Dés lors, plus qu'une biographie collective, il s'agit d'un hommage à des écrivains qui ont façonné la culture européenne d'avant-guerre avant qu'elle ne se brise contre le mur du nazisme. Parmi ces auteurs, les frères Mann, Thomas le Prix Nobel consensuel et Heinrich l'activiste littéraire fer de lance d'un mouvement politique ouvertement opposé à Hitler. Dans leur ombre, l'auteur s'intéresse également à Walter Benjamin, Bertold Brecht, Alfred Döblin… tous contraints à l'exode en Europe puis aux Etats-Unis lorsqu'ils ont senti l'étau du nazisme se resserrer. On croise aussi Virginia Woolfe, André Gide ou James Joyce. Toute une époque.

Le tour de force d'Evelyn Juers est d'articuler de manière convaincante toutes ces vies comme si elles s'entremêlaient et composaient une épopée allemande : à l'effervescence littéraire succède une vie d'errance, d'échec, d'angoisse, d'insomnies et de somnifères, parfois de suicide lorsque les instants d'insouciance d'hier et les promesses d'avenir s'évanouissent. C'est véritablement une épopée germanique car, au-delà de la nostalgie et du sentiment de culpabilité du survivant, cette biographie incarne le tempérament romantique des allemands à cette période, enclins à un certain idéalisme selon lequel leurs écrits pourraient éveiller une force politique contre le pouvoir d'Hitler. Leur amertume se révèle à la hauteur de leur impuissance.

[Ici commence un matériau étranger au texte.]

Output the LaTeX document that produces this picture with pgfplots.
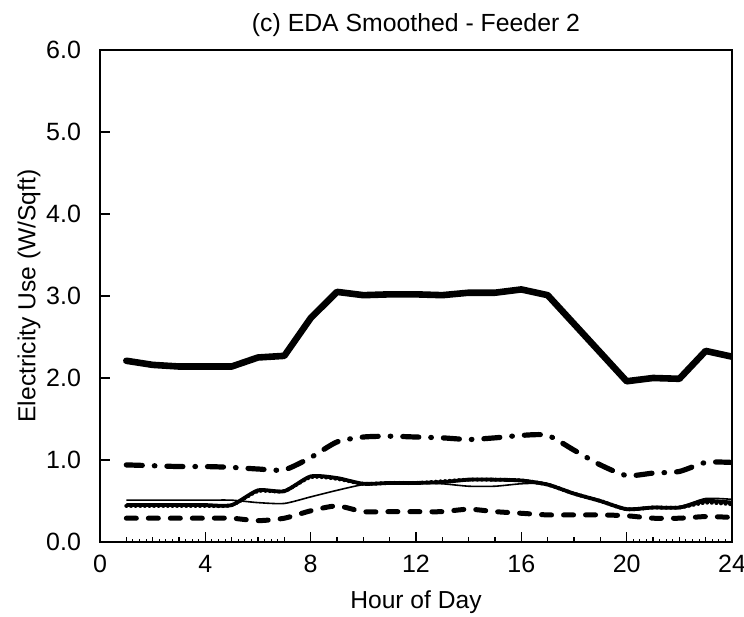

Si la première partie repose sur un foisonnement de notes, de références littéraires et philosophiques mal coordonnées pour tenter d'esquisser l'histoire de la famille Mann, dans la seconde partie Evelyn Juers parvient à rendre cette biographie captivante. Elle éveille chez le lecteur la sensation de lire un roman. Pour adoucir les portraits, une écriture parfois trop clinique et une rigidité dans les faits lorsque les évènements défilent à rythme frénétique, l'auteur australien use de certains artifices faisant entrer le lecteur dans l'intimité des écrivains. Emotions supposées, raisonnements analogiques, déductions…le lecteur pénètre une intimité inhabituelle et découvre une fragilité des êtres face au chaos du monde.
Mais c'est une audace littéraire qui n'est pas toujours opportune car la spéculation fictive laisse parfois un curieux sentiment de dépasser l'exactitude factuelle et de lire davantage une fiction quasi-biographique qu'une biographie romancée.
On en déduit que l'auteur semble hésiter entre la fiction et la biographie. C'est un texte dense, nourri de correspondances et des mémoires des écrivains. Mais la tentation de naviguer de manière synchronique entre les diverses vies et périodes s'est cependant imposée et c'est peut être cette démarche qui rend le texte séduisant.